After the transaction, Mr. Long holds 1.98 billion shares, equivalent to 25.796% of charter capital, while his wife holds 528 million shares, equal to 6.879%. Dai Phong Trading and Investment Co., Ltd., where Mr. Minh serves as director, holds 3.613 million shares, representing 0.047% of capital.
Including Mr. Minh and related parties, total holdings increased to 2.721 billion shares, accounting for 35.454% of Hoa Phat Group’s charter capital.
In 2025, HPG reported consolidated net profit after tax of VND 15,515 billion, up VND 3,495 billion, or 29% year-on-year from 2024 (VND 12,020 billion). The company stated that the steel production and trading segment contributed more than 90% of the group’s consolidated net profit.
HPG attributed the higher steel-segment profits in 2025 versus 2024 to improved domestic demand, stable production costs, and lower raw material prices compared with the previous year. The company also reported that Hoa Phat Steel Building maintained the No. 1 market share at 36.5% as of December 31, 2025. Output of construction steel, high-grade steel, and steel slabs increased by 31% versus 2024.
VCSC maintained a “buy” recommendation for HPG shares and raised its target price by nearly 3% to VND 36,600 per share. The adjustment is based on assumptions of higher after-tax profit for the steel segment over 2026–30F.
VCSC said its estimates incorporate two policy developments: China re-applied its steel export licensing regime from January 2026 after a 17-year pause, viewed as a significant policy shift to limit exports and reduce trade frictions; and Vietnam’s new tariff on wide HRC imports from China, effective mid-April 2026. The brokerage noted these factors are reflected mainly through higher selling prices and steel margins.
VCSC also highlighted partial offsets.

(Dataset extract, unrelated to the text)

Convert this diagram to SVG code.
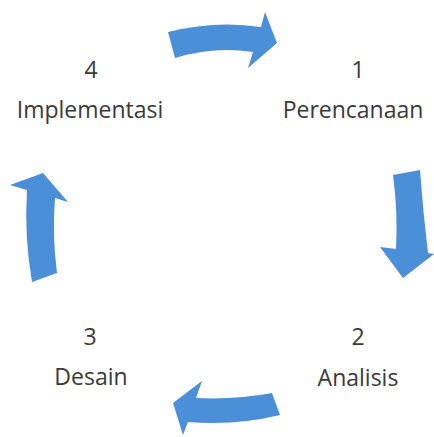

It estimates an increase of about VND 4,000 billion in net interest expense over 2026–30, equivalent to roughly 2% of total operating profit over the period, driven by higher-than-expected market interest rates. In addition, VCSC slightly raised its 2026 forecast for net profit after minority interests by 1%, mainly due to stronger real estate profits from 2025.
Meanwhile, VCSC kept its forecast for steel segment profits after minority interests unchanged, stating that positives are offset by higher net interest expense, while agriculture profits are largely unchanged.
At current market prices, HPG trades at a forward P/E of 10.2x for 2026, compared with a 10-year average of 10.4x. VCSC expects 2026 earnings growth of about 42% year-on-year and a 2025–28 CAGR of 28%.
VCSC cited factors supporting HPG including stronger and more sustainable steel prices. Key risks include potential oil supply disruptions related to the Vietnam conflict, which could curb construction activity and reduce domestic steel demand and consumption.